### WORK TO BE COMPLETED
Quote the listing below word for word, stopping after the line that contains "98.1, 99.1, 99.7, 100]".

### COLLECTED DATA
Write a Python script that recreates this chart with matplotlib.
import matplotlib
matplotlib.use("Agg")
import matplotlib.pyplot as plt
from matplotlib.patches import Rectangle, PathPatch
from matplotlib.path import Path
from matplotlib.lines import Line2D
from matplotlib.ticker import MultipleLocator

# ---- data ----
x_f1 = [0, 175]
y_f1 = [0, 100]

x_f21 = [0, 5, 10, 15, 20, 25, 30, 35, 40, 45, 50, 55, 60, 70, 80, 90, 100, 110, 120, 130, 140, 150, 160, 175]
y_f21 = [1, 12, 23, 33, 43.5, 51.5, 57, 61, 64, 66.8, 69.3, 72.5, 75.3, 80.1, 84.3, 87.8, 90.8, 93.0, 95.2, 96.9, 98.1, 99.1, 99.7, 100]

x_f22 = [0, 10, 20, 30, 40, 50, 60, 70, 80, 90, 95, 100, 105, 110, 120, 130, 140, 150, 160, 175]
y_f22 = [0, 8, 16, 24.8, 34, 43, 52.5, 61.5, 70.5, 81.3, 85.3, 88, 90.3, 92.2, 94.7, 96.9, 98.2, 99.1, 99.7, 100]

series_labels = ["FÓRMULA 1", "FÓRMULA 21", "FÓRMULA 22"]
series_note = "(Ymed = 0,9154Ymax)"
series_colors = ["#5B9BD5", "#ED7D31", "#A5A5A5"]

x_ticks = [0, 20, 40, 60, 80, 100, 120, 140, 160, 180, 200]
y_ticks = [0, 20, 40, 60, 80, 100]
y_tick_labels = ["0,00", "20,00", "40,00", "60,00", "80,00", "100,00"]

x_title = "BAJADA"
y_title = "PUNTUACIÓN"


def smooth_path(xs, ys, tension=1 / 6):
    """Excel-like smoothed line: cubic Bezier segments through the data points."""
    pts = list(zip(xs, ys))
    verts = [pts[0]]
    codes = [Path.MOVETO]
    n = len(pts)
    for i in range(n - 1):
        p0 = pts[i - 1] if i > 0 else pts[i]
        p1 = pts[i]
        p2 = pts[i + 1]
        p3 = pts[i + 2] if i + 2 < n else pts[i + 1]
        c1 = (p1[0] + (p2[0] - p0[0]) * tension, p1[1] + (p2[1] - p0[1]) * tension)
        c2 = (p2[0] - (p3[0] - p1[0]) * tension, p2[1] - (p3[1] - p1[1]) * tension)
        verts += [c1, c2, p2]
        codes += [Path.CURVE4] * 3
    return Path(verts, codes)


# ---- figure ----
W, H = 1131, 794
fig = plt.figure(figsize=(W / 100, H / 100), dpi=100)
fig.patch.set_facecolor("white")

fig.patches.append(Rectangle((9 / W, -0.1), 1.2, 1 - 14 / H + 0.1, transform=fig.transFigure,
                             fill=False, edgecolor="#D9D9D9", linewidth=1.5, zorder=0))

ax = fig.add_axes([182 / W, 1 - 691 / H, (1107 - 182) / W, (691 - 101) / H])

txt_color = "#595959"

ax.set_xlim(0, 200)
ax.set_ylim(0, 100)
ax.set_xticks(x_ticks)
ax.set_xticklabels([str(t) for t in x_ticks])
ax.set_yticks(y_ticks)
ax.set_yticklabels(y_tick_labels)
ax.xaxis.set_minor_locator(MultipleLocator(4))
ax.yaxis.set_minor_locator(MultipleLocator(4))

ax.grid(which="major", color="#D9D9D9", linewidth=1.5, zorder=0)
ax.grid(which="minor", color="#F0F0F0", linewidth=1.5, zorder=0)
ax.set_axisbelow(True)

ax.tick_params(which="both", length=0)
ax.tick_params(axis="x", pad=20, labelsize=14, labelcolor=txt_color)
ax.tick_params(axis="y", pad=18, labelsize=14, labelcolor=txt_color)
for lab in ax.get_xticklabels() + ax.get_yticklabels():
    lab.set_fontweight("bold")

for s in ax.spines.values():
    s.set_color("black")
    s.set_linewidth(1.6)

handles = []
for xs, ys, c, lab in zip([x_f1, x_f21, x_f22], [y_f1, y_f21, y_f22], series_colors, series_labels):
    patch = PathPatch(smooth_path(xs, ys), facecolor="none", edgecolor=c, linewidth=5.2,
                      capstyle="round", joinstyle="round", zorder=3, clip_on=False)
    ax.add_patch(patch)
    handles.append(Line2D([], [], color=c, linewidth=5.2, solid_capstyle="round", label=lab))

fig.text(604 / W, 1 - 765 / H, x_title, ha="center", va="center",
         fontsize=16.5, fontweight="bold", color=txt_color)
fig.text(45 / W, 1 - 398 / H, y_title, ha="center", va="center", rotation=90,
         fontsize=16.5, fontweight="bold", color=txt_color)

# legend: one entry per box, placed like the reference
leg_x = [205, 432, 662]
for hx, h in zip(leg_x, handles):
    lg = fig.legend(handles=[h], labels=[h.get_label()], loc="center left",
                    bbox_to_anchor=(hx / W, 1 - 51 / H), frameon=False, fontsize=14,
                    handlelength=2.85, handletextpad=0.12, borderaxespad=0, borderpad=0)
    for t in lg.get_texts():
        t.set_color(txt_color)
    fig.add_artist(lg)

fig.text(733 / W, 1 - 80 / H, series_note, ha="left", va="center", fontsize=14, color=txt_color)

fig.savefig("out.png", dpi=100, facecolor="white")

### OUTPUT OF THE TASK
Write a Python script that recreates this chart with matplotlib.
import matplotlib
matplotlib.use("Agg")
import matplotlib.pyplot as plt
from matplotlib.patches import Rectangle, PathPatch
from matplotlib.path import Path
from matplotlib.lines import Line2D
from matplotlib.ticker import MultipleLocator

# ---- data ----
x_f1 = [0, 175]
y_f1 = [0, 100]

x_f21 = [0, 5, 10, 15, 20, 25, 30, 35, 40, 45, 50, 55, 60, 70, 80, 90, 100, 110, 120, 130, 140, 150, 160, 175]
y_f21 = [1, 12, 23, 33, 43.5, 51.5, 57, 61, 64, 66.8, 69.3, 72.5, 75.3, 80.1, 84.3, 87.8, 90.8, 93.0, 95.2, 96.9, 98.1, 99.1, 99.7, 100]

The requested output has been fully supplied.